En la même année 1643, les mêmes exercices des ordinands ayant été commencés par les prêtres de la Mission en la ville de Noyon, les ecclésiastiques de la conférence de cette même ville en écrivirent à M. Vincent en ces termes: « Si les actions de grâces doivent correspondre à la grandeur des bienfaits reçus, la compagnie ne peut qu’ellee ne demeure court dans les devoirs qu’elle est obligée de vous rendre pour l’édification singulière qu’elle a reçue de vos prêtres en la conduite et instruction des ordinands. Il y a bien longtemps que nous souhaitions cette bénédiction de votre part; mais maintenant que la compagnie en a ressenti les effets avantageux, elle les estime et les chérit à si haut point, qu’elle manque de paroles pour vous en exprimer ses sentiments. »
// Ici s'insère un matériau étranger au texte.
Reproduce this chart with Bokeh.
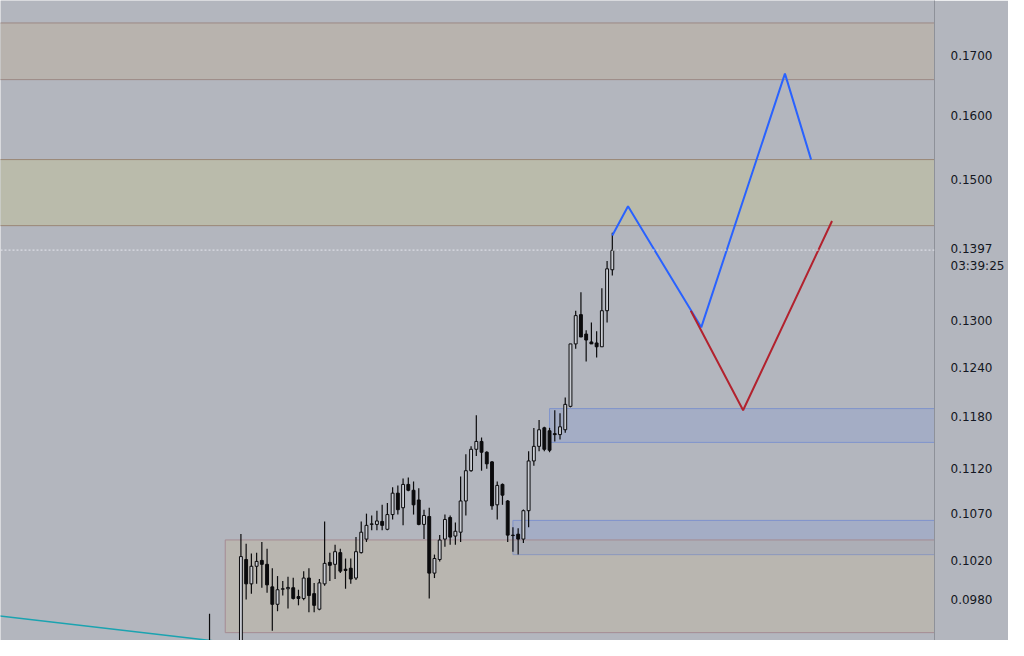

Et un très vertueux ecclésiastique de cette même conférence, dans une lettre particulière qu’il écrivit à M. Vincent sur le même sujet: « Je voudrais, lui dit-il, pouvoir trouver des termes qui fussent suffisants pour exprimer la consolation et l’édification qu’ont reçue, non seulement les ordinands, mais encore ces messieurs de la conférence, des entretiens que nous a faits M. N. de votre compagnie. Il a tellement touché les cœurs, que ces messieurs ne se sauraient lasser d’en parler. Et, parmi les ordinands, il y en avait plusieurs, lesquels, fâchés de ce qu’on les assujettissait à faire ces exercices, s’étaient proposé, avant d’y entrer, de ne point faire du tout de confession générale, et d’autres de ne la point faire à vos prêtres; mais après avoir entendu les entretiens, ils en ont été si fortement touchés, qu’ils ont avoué et déclaré tout haut, en la présence des autres, leurs mauvaises intentions, et ensuite la résolution contraire qu’ils avaient prise de faire leur confession générale, et même de la faire aux prêtres Missionnaires, ce qu’ils disaient tous, fondant en larmes, tant ils étaient touchés. Je vous rends donc des actions de grâces infinies pour votre grande charité envers nous, tant de ma part que de celle de ces messieurs, qui m’ont chargé de vous écrire pour vous témoigner la satisfaction qu’ils en ont reçue. »
Au mois de mai de l’année 1644, M. Vincent avait envoyé deux prêtres de sa Congrégation à Chartres au sujet des mêmes exercices que messire Jacques Lescot, qui en était pour lors évêque, désirait que l’on fit à ses ordinands; ils y travaillèrent avec tant de bénédiction, que ce grand prélat lui en fit des remerciements par lettre en ces termes: « Les deux Missionnaires que vous m’avez fait l’honneur de m’envoyer ici, pour les ordres de la Pentecôte, sont des ecclésiastiques très honnêtes, sages, capables, soigneux et zélés: aussi ont-ils fait, grâce à Dieu, de très grands fruits, dont je vous en suis infiniment obligé, avec tout ce diocèse, que je trouve assez porté au bien; mais il nous faut de l’assistance,. que j’attendrai, s’il vous plaît, Monsieur, de votre charité, qui est si générale et si grande que vous ne la refusez à personne. »
Au mois de mars I645, Mgr l’évêque de Saintes écrivant à M. Vincent pour le remercier des prêtres de sa Congrégation qu’il lui avait envoyés pour les mêmes exercices: « Nos ordinands, lui dit-il, vont avec une merveilleuse bénédiction, et il y a maintenant autant de presse pour être reçu à ces exercices qu’il y avait ci-devant de difficulté dans les particuliers pour les y faire entrer. »
Il faudrait des volumes entiers si l’on voulait rapporter en détail tous les bons effets que ces exercices ont produits en tous les lieux où ils ont été mis en usage, et toutes les grâces et bénédictions qu’ont reçues ceux qui n’y ont point mis empêchement, lesquelles ont paru même à l’extérieur, après leur ordination, dans le changement de leur vie et dans la pratique de toutes les vertus ecclésiastiques. Il nous suffira de dire que ces exercices ont été tellement approuvés et goûtés par les prélats de ce royaume, qu’il a été impossible à M. Vincent, faute d’ouvriers, de satisfaire à tous ceux qui lui en ont demandé pour travailler à ces exercices dans leurs diocèses, et qu’une approbation si générale de ce bien est une marque évidente de son excellence et de son utilité.